The group is forming partnerships with industry and government agencies, which will provide internships for students in the program.

Students might eventually go to work as a researcher, teacher or in a government agency. Some might work in industry, advising the company on ways to improve its environmental impact or as a public education specialist.

“Every industry now needs somebody who knows about the environment,” Renzaglia said.

Part of the training at SIUC will see the students working with local agencies and industry on environmental issues specific to Southern Illinois, Henson said. A capstone course they are planning will bring in representatives from these groups and put students in the real-world effort to remediate environmental issues.

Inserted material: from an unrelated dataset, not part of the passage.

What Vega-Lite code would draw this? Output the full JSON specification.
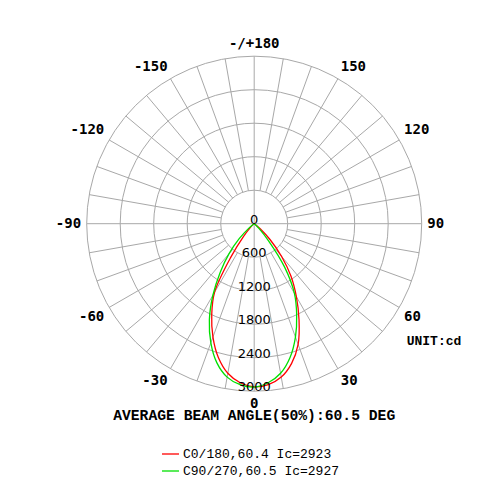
{
  "$schema": "https://vega.github.io/schema/vega-lite/v6.json",
  "width": 500,
  "height": 500,
  "autosize": {"type": "none"},
  "padding": 0,
  "background": "white",
  "config": {"view": {"stroke": null}},
  "datasets": {
    "rings": [{"ring": 0}, {"ring": 600}, {"ring": 1200}, {"ring": 1800}, {"ring": 2400}, {"ring": 3000}],
    "spokes": [{"angle": 0}, {"angle": 10}, {"angle": 20}, {"angle": 30}, {"angle": 40}, {"angle": 50}, {"angle": 60}, {"angle": 70}, {"angle": 80}, {"angle": 90}, {"angle": 100}, {"angle": 110}, {"angle": 120}, {"angle": 130}, {"angle": 140}, {"angle": 150}, {"angle": 160}, {"angle": 170}, {"angle": 180}, {"angle": 190}, {"angle": 200}, {"angle": 210}, {"angle": 220}, {"angle": 230}, {"angle": 240}, {"angle": 250}, {"angle": 260}, {"angle": 270}, {"angle": 280}, {"angle": 290}, {"angle": 300}, {"angle": 310}, {"angle": 320}, {"angle": 330}, {"angle": 340}, {"angle": 350}],
    "anglabels": [{"angle": 0, "label": "0"}, {"angle": 30, "label": "30"}, {"angle": 60, "label": "60"}, {"angle": 90, "label": "90"}, {"angle": 120, "label": "120"}, {"angle": 150, "label": "150"}, {"angle": 180, "label": "-/+180"}, {"angle": -150, "label": "-150"}, {"angle": -120, "label": "-120"}, {"angle": -90, "label": "-90"}, {"angle": -60, "label": "-60"}, {"angle": -30, "label": "-30"}],
    "lobes": [
      {"series": "C0/180,60.4 Ic=2923", "angle": -60, "cd": 0},
      {"series": "C0/180,60.4 Ic=2923", "angle": -55, "cd": 10},
      {"series": "C0/180,60.4 Ic=2923", "angle": -50, "cd": 40},
      {"series": "C0/180,60.4 Ic=2923", "angle": -45, "cd": 100},
      {"series": "C0/180,60.4 Ic=2923", "angle": -40, "cd": 300},
      {"series": "C0/180,60.4 Ic=2923", "angle": -35, "cd": 720},
      {"series": "C0/180,60.4 Ic=2923", "angle": -30, "cd": 1420},
      {"series": "C0/180,60.4 Ic=2923", "angle": -25, "cd": 1800},
      {"series": "C0/180,60.4 Ic=2923", "angle": -20, "cd": 2160},
      {"series": "C0/180,60.4 Ic=2923", "angle": -15, "cd": 2480},
      {"series": "C0/180,60.4 Ic=2923", "angle": -10, "cd": 2720},
      {"series": "C0/180,60.4 Ic=2923", "angle": -5, "cd": 2860},
      {"series": "C0/180,60.4 Ic=2923", "angle": 0, "cd": 2923},
      {"series": "C0/180,60.4 Ic=2923", "angle": 5, "cd": 2895},
      {"series": "C0/180,60.4 Ic=2923", "angle": 10, "cd": 2790},
      {"series": "C0/180,60.4 Ic=2923", "angle": 15, "cd": 2590},
      {"series": "C0/180,60.4 Ic=2923", "angle": 20, "cd": 2300},
      {"series": "C0/180,60.4 Ic=2923", "angle": 25, "cd": 1900},
      {"series": "C0/180,60.4 Ic=2923", "angle": 30, "cd": 1510},
      {"series": "C0/180,60.4 Ic=2923", "angle": 35, "cd": 1150},
      {"series": "C0/180,60.4 Ic=2923", "angle": 40, "cd": 760},
      {"series": "C0/180,60.4 Ic=2923", "angle": 45, "cd": 400},
      {"series": "C0/180,60.4 Ic=2923", "angle": 50, "cd": 140},
      {"series": "C0/180,60.4 Ic=2923", "angle": 55, "cd": 30},
      {"series": "C0/180,60.4 Ic=2923", "angle": 60, "cd": 0},
      {"series": "C90/270,60.5 Ic=2927", "angle": -60, "cd": 0},
      {"series": "C90/270,60.5 Ic=2927", "angle": -55, "cd": 30},
      {"series": "C90/270,60.5 Ic=2927", "angle": -50, "cd": 130},
      {"series": "C90/270,60.5 Ic=2927", "angle": -45, "cd": 380},
      {"series": "C90/270,60.5 Ic=2927", "angle": -40, "cd": 700},
      {"series": "C90/270,60.5 Ic=2927", "angle": -35, "cd": 1060},
      {"series": "C90/270,60.5 Ic=2927", "angle": -30, "cd": 1480},
      {"series": "C90/270,60.5 Ic=2927", "angle": -25, "cd": 1900},
      {"series": "C90/270,60.5 Ic=2927", "angle": -20, "cd": 2270},
      {"series": "C90/270,60.5 Ic=2927", "angle": -15, "cd": 2580},
      {"series": "C90/270,60.5 Ic=2927", "angle": -10, "cd": 2790},
      {"series": "C90/270,60.5 Ic=2927", "angle": -5, "cd": 2895},
      {"series": "C90/270,60.5 Ic=2927", "angle": 0, "cd": 2927},
      {"series": "C90/270,60.5 Ic=2927", "angle": 5, "cd": 2860},
      {"series": "C90/270,60.5 Ic=2927", "angle": 10, "cd": 2720},
      {"series": "C90/270,60.5 Ic=2927", "angle": 15, "cd": 2480},
      {"series": "C90/270,60.5 Ic=2927", "angle": 20, "cd": 2160},
      {"series": "C90/270,60.5 Ic=2927", "angle": 25, "cd": 1800},
      {"series": "C90/270,60.5 Ic=2927", "angle": 30, "cd": 1440},
      {"series": "C90/270,60.5 Ic=2927", "angle": 35, "cd": 950},
      {"series": "C90/270,60.5 Ic=2927", "angle": 40, "cd": 400},
      {"series": "C90/270,60.5 Ic=2927", "angle": 45, "cd": 120},
      {"series": "C90/270,60.5 Ic=2927", "angle": 50, "cd": 30},
      {"series": "C90/270,60.5 Ic=2927", "angle": 55, "cd": 0},
      {"series": "C90/270,60.5 Ic=2927", "angle": 60, "cd": 0}
    ]
  },
  "layer": [
    {
      "data": {"name": "rings"},
      "transform": [{"filter": "datum.ring > 0"}],
      "mark": {"type": "point", "shape": "circle", "filled": false, "stroke": "#a8a8a8", "strokeWidth": 1, "opacity": 1},
      "encoding": {
        "x": {"datum": 0, "type": "quantitative", "scale": {"domain": [-4552.8, 4402.4], "nice": false, "zero": false}, "axis": null},
        "y": {"datum": 0, "type": "quantitative", "scale": {"domain": [-4948.7, 4006.6], "nice": false, "zero": false}, "axis": null},
        "size": {"field": "ring", "type": "quantitative", "scale": {"type": "pow", "exponent": 2, "domain": [0, 3000], "range": [0, 112225], "zero": true}, "legend": null}
      }
    },
    {
      "data": {"name": "spokes"},
      "transform": [
        {"calculate": "datum.angle % 90 == 0 ? 0 : 600", "as": "r0"},
        {"calculate": "datum.r0 * sin(datum.angle * PI / 180)", "as": "x"},
        {"calculate": "-datum.r0 * cos(datum.angle * PI / 180)", "as": "y"},
        {"calculate": "3000 * sin(datum.angle * PI / 180)", "as": "x2"},
        {"calculate": "-3000 * cos(datum.angle * PI / 180)", "as": "y2"}
      ],
      "mark": {"type": "rule", "stroke": "#a8a8a8", "strokeWidth": 1},
      "encoding": {
        "x": {"field": "x", "type": "quantitative", "scale": {"domain": [-4552.8, 4402.4], "nice": false, "zero": false}, "axis": null},
        "y": {"field": "y", "type": "quantitative", "scale": {"domain": [-4948.7, 4006.6], "nice": false, "zero": false}, "axis": null},
        "x2": {"field": "x2"},
        "y2": {"field": "y2"}
      }
    },
    {
      "data": {"name": "lobes"},
      "transform": [
        {"calculate": "datum.cd * sin(datum.angle * PI / 180)", "as": "x"},
        {"calculate": "-datum.cd * cos(datum.angle * PI / 180)", "as": "y"}
      ],
      "mark": {"type": "line", "strokeWidth": 1.3, "interpolate": "catmull-rom"},
      "encoding": {
        "x": {"field": "x", "type": "quantitative", "scale": {"domain": [-4552.8, 4402.4], "nice": false, "zero": false}, "axis": null},
        "y": {"field": "y", "type": "quantitative", "scale": {"domain": [-4948.7, 4006.6], "nice": false, "zero": false}, "axis": null},
        "order": {"field": "angle", "type": "quantitative"},
        "color": {
          "field": "series", "type": "nominal",
          "scale": {"domain": ["C0/180,60.4 Ic=2923", "C90/270,60.5 Ic=2927"], "range": ["#ff0000", "#00e000"]},
          "legend": {"orient": "none", "legendX": 161, "legendY": 444.5, "title": null, "symbolType": "stroke", "symbolSize": 289, "symbolStrokeWidth": 1.3, "labelFont": "Liberation Mono", "labelFontSize": 13, "labelColor": "#000000", "labelOffset": 3, "rowPadding": 0, "padding": 0}
        }
      }
    },
    {
      "data": {"name": "rings"},
      "transform": [{"calculate": "-datum.ring", "as": "y"}],
      "mark": {"type": "text", "font": "DejaVu Sans", "fontSize": 13, "align": "center", "baseline": "alphabetic", "color": "#000000"},
      "encoding": {
        "x": {"datum": 0, "type": "quantitative", "scale": {"domain": [-4552.8, 4402.4], "nice": false, "zero": false}, "axis": null},
        "y": {"field": "y", "type": "quantitative", "scale": {"domain": [-4948.7, 4006.6], "nice": false, "zero": false}, "axis": null},
        "text": {"field": "ring", "type": "quantitative", "format": "d"}
      }
    },
    {
      "data": {"name": "anglabels"},
      "transform": [
        {"calculate": "3100 * sin(datum.angle * PI / 180)", "as": "x"},
        {"calculate": "-3100 * cos(datum.angle * PI / 180)", "as": "y"}
      ],
      "mark": {
        "type": "text", "font": "DejaVu Sans Mono", "fontWeight": "bold", "fontSize": 14, "color": "#000000",
        "align": {"expr": "datum.angle == 0 || datum.angle == 180 ? 'center' : (datum.angle > 0 ? 'left' : 'right')"},
        "baseline": {"expr": "abs(datum.angle) == 90 ? 'middle' : (abs(datum.angle) > 90 ? 'bottom' : 'top')"}
      },
      "encoding": {
        "x": {"field": "x", "type": "quantitative", "scale": {"domain": [-4552.8, 4402.4], "nice": false, "zero": false}, "axis": null},
        "y": {"field": "y", "type": "quantitative", "scale": {"domain": [-4948.7, 4006.6], "nice": false, "zero": false}, "axis": null},
        "text": {"field": "label", "type": "nominal"}
      }
    },
    {
      "data": {"values": [{"note": "UNIT:cd"}]},
      "mark": {"type": "text", "font": "Liberation Mono", "fontWeight": "bold", "fontSize": 13, "align": "left", "baseline": "middle", "color": "#000000"},
      "encoding": {
        "x": {"datum": 2731, "type": "quantitative", "scale": {"domain": [-4552.8, 4402.4], "nice": false, "zero": false}, "axis": null},
        "y": {"datum": -2095, "type": "quantitative", "scale": {"domain": [-4948.7, 4006.6], "nice": false, "zero": false}, "axis": null},
        "text": {"field": "note", "type": "nominal"}
      }
    },
    {
      "data": {"values": [{"note": "AVERAGE BEAM ANGLE(50%):60.5 DEG"}]},
      "mark": {"type": "text", "font": "Liberation Mono", "fontWeight": "bold", "fontSize": 14.7, "align": "center", "baseline": "middle", "color": "#000000"},
      "encoding": {
        "x": {"datum": 0, "type": "quantitative", "scale": {"domain": [-4552.8, 4402.4], "nice": false, "zero": false}, "axis": null},
        "y": {"datum": -3450, "type": "quantitative", "scale": {"domain": [-4948.7, 4006.6], "nice": false, "zero": false}, "axis": null},
        "text": {"field": "note", "type": "nominal"}
      }
    }
  ]
}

“We call them backyard opportunities, and that makes sense because we’ve got these local agencies who are here and are working on those types of issues,” Henson said. “So the internships will be right there with them, focused on local problems.”

The faculty members hope to partner with more industries in terms of providing internships and possible employment opportunities for students once they graduate. Renzaglia said she anticipates the scholarships and the program becoming a popular draw for the University.

“I know there are students in all corners of the state who might not know the opportunity here for them,” she said. “It’s a wonderful chance for them to further their education here and work on environmental issues.”